上映をめぐるごたごたが起きた映画として記憶に新しいのが「靖国 YASUKUNI」です。
日本在住19年の中国人監督の李綬(リ・イン)が、靖国神社にまつわるさまざまな事象を10年にわたり取材してまとめあげた日中共同制作のドキュメンタリーとなっています。
本作品は「反日映画」と呼ばれ、上映中止の危機をさまよった問題作なのです。
まず一連の経緯を整理しておきましょう。
ことの発端は「週刊新潮」2007年12月20日号に掲載された1ページほどの小さな記事でした。
この映画を「反日映画」とよんだその記事は、文化庁からの助成が出ていることや、映画のなかの日本兵の残虐行為を写した写真の真偽をめぐり問題提議しました。
この時点では大きな動きはなかったのですが、年が明けると自民党右派議員らがつくる 「伝統と創造の会」が文化庁に特別試写の実施を申し入れ、混乱を引き起こします。
文化庁からの依頼を受けた配給のアルゴ・ピクチャーズは、特定の右派勢力にだけ試写を行うことはできないとして、全国会議員を対象にした特別試写会を行うことで妥協しました。
3月12日、東京国立近代美術館フィルムセンターで開催されたその試写会には、結局ほとんど保守系の国会議員や秘書ばかり、あわせて83人が集まります。
映画を観た議員たちは「助成基準にある『政治的な宣伝意図を有しないもの』に該当しないのではないか」と述べ、この模様がマスコミで大きく報道され騒動に火がついたのです。

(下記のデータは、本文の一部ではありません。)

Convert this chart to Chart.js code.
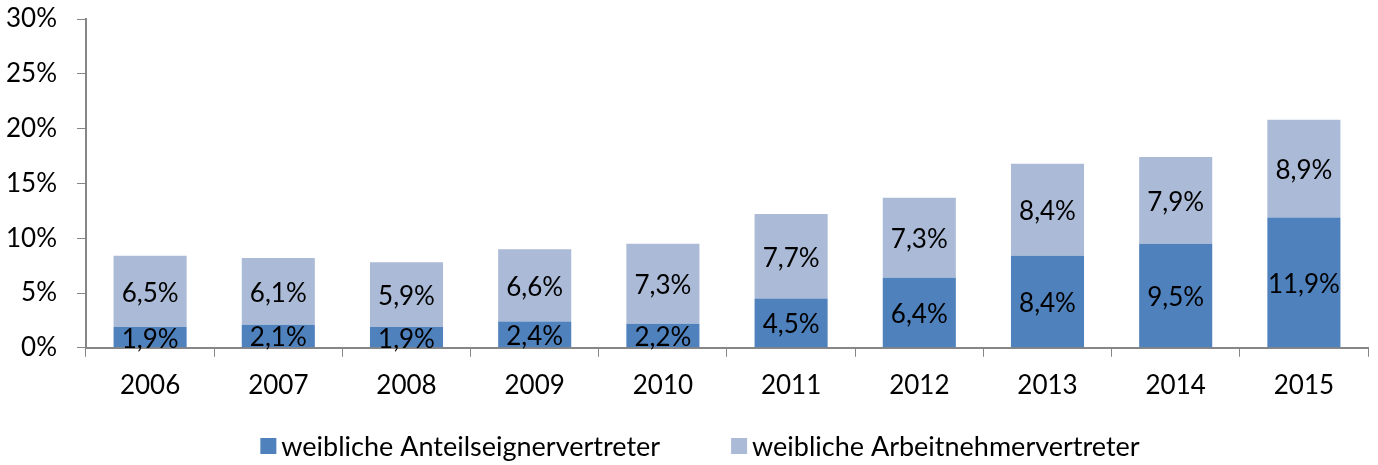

映画館周辺での右翼団体による抗議活動、激しい電話攻撃……
連日のように重々しい報道が流れます。
これらは映画館を萎縮させるには十分だったのでしょう。
3月15日、新宿バルト9が上映中止を発表…
何かあったときの混乱を避けるためでした。
3月26日には銀座シネパトスも上映中止を決定。
上映中止の連鎖はとまらず、3月31日までに東京で予定されていたすべての上映館4館と、大阪1館が上映中止になってしまいました。
当初の公開予定は4月12日。
4月2日の朝日新聞夕刊には予定通りに全面広告が打たれましたが、この時点での上映館は5月公開の第七芸術劇場のみになっていました。
異常事態に陥っていたのです。
しかし、ここから情勢は一転します。
日本映画監督協会や日本ペンクラブなどから「表現の自由の危機」を叫ぶ声が高まり、当時の福田首相からも上映中止を憂える談話が発表されました。
そして4月18日、映画も観ないで抗議している右翼向けに試写会が開かれ、まずは映画を観てみようというムードがつくられていったのです。
一方、同じ頃、国会質問のなかから出演者をめぐる手続き問題も噴出していました。
刀鍛冶職人の刈谷さんが自分の映像の削除を求めていることや、映画のポスターなどに使われた男性が掲載を了承していない、といったものです。
刈谷さんをめぐっては、その後のマスコミの取材に対する発言で内容が二転三転し、真意がつかみかねるところがあります。
結局、映画は予定より約1ヶ月遅れで公開されました。
上映中止反対の世論の高まりに勇気をえた独立系映画館の渋谷シネ・アミューズなど、全国8館で上映されました。
そしてマスコミ報道が大きな宣伝となって、興行的にも好調な成績を記録しました。
もちろん今ではDVDで観ることができます。
どのような立場にあるにしろ、観る価値のある映画といって良いでしょう。
靖国神社のご神体は日本刀。
戦中は靖国刀という軍刀がつくられていました。
映画は、その最後の刀鍛冶職人である刈谷直治さん(当時90歳)を軸に、8月15日に靖国神社に集まる人々の様子を淡々と映し出しています。
英霊や天皇を称える者、旧日本軍の軍服姿で行進する一団、参拝に訪れる小泉首相(当時)、抗議運動を起こして暴行を受ける若者、台湾人の合祀の取りやめ
を求める台湾の人々…
終戦記念日、さまざまな人々の思いが交差し、もっとも熱気を帯びる場所、靖国。
報道では見ることのない靖国神社の生々しい姿があります。
やや素人感のあるカメラワーク。
対象外と思われるものが映り込んでも、編集でカットせずに見せているところはドキュメンタリーとして好感がもてます。
同じドキュメンタリーでも、メッセージ性が強くナレーションで語り尽くすマイケル・ムーアなどの作品とは対照をなすでしょう。
明治2年に設立された靖国神社がどのような役割を担ってきたのか、 それは戦中戦後で変わったのか、変わらないのか…
なにも知らなかった人間には勉強になるし、考えさせるいい映画です。
「この映画は日本に対する私の問いかけ」という監督の意図は、十分に汲みとれるものです。